Spectacle dans lequel, nous prévenaient-ils au fur et à mesure des découvertes qu’ils firent avec nous –entendez : on nous a tout caché-, « il y a ce qu’on dit et ce qu’on ne dit pas » (alors que dans nos médias on nous dit tout, et plutôt trois fois qu’une, comme on le verra dans le reportage) ; mais nos experts en poutinologie sont là pour nous décoder le dit et le non-dit.
Exemples : les ballets et tableaux mettent en scène des danseurs (ou figurants) hommes et femmes et enfants tous ensemble ? C’est pour nous dire « qu’en Russie, un couple c’est un homme plus une femme, plus des enfants (sic) ».
Et nous présente-t-on un superbe Lac des Cygnes de Tchaïkovski, avec évocation des ballets de Diaghilev ? Non, ça n’est pas un hommage à la tradition musicale et chorégraphique russe : c’est pour nous prouver, subliminalement, que la Russie de Poutine n’est pas homophobe puisque les organisateurs ont sélectionné dans le programme deux personnalités connues pour leur homosexualité…
Avant le début de la cérémonie, quelques questions insistantes aux athlètes français à qui on demande si « c’est vraiment prêt ? » (les installations) et s’ils ne sont « pas trop surveillés ? » etc. ; non, les athlètes interviewés à ce moment-là disent que ça a l’air tout bien prêt, il y en a même qui trouvent que c’est beau etc. et que s’ils sont surveillés, en tous cas, ils ne s’en aperçoivent pas. On ne les interviewera plus, ceux-là.
Vladimir Fédorovski est en direct de Paris : « diplomate » russe passé à l’ouest après la perestroika, « écrivain français » comme il se définit lui-même dans sa fiche wikipedia, annonce d’entrée que le spectacle sera une évocation de la Russie « surtout de Raspoutine… à Poutine ! » : un début tout en finesse diplomatique.

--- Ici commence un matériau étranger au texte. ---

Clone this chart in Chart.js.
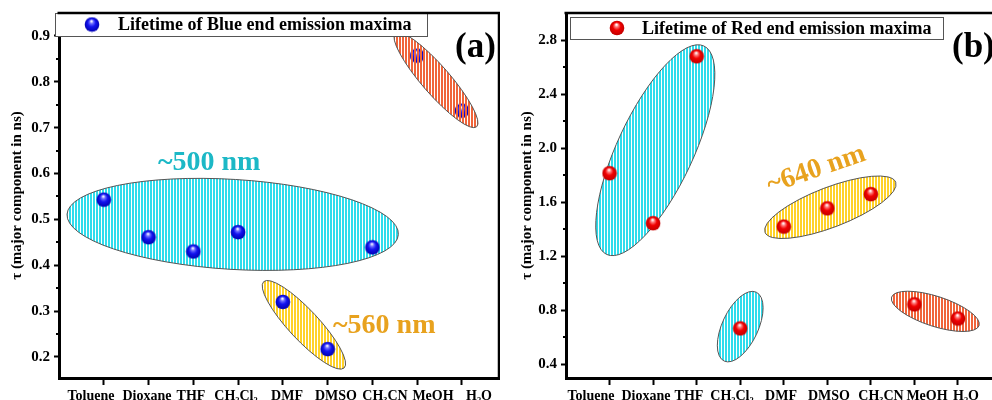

Passons sur « Eltsine, le premier président de la Russie vraiment libre », « l’entourage de Poutine [qui] s’est rempli les poches avec ces jeux » et quelques autres remarques sur la corruption russe puisque Fédorovski n’était pas là, pour ne prendre que des exemples très récents.
Fédorovski avait été invité pour commenter la cérémonie d’ouverture des Olympiades de Sochi ; donc, logiquement, il nous parle du « coup d’État d’octobre [1917, qui] a causé 25 millions de morts » ; il ajuste un peu plus tard avec : « 25 millions de morts dus à Staline…Lénine et Trotski […] mais enfin ça n’empêche pas que 80 % des Russes regrettent [actuellement] l’époque soviétique ».
Enfin pendant les tableaux et ballets sur la période de l’industrialisation de l’URSS, et pour la troisième fois au cas où ça nous aurait échappé : « le stakhanovisme… lié à Staline le génie du diable, il a tué 25 millions de gens ».
Ceux qui, comme moi, croyaient que 25 millions de Soviétiques —soldats de l’Armée rouge et peuples de l’Union soviétique— ont été assassinés par le Troisième Reich, en résistant à l’invasion nazie pendant les 4 années de la Grande guerre patriotique, ont pu comprendre, vendredi soir, leur grossière erreur ; grâce à l’écrivain Vladimir Fédorovski, dont on ira voir la liste des ouvrages historiographiques sur sa fiche wikipedia.
Les remarques sur le plateau vont atteindre une telle emphase qu’un des commentateurs présents à Sochi finit par déclarer à l’antenne : « il faut changer de conversation : toutes les nations organisatrices profitent des JO pour faire leur propagande ».
Pour conclure, enfin, le discours de V. Poutine (traduction intégrale) :
« Je déclare ouverts les 22èmes Jeux Olympiques d’hiver de Sochi »…
L’intervention du président Poutine a eu au moins un effet positif : elle nous a débarrassés pendant quelques instants des commentaires de nos spécialistes. Dépités.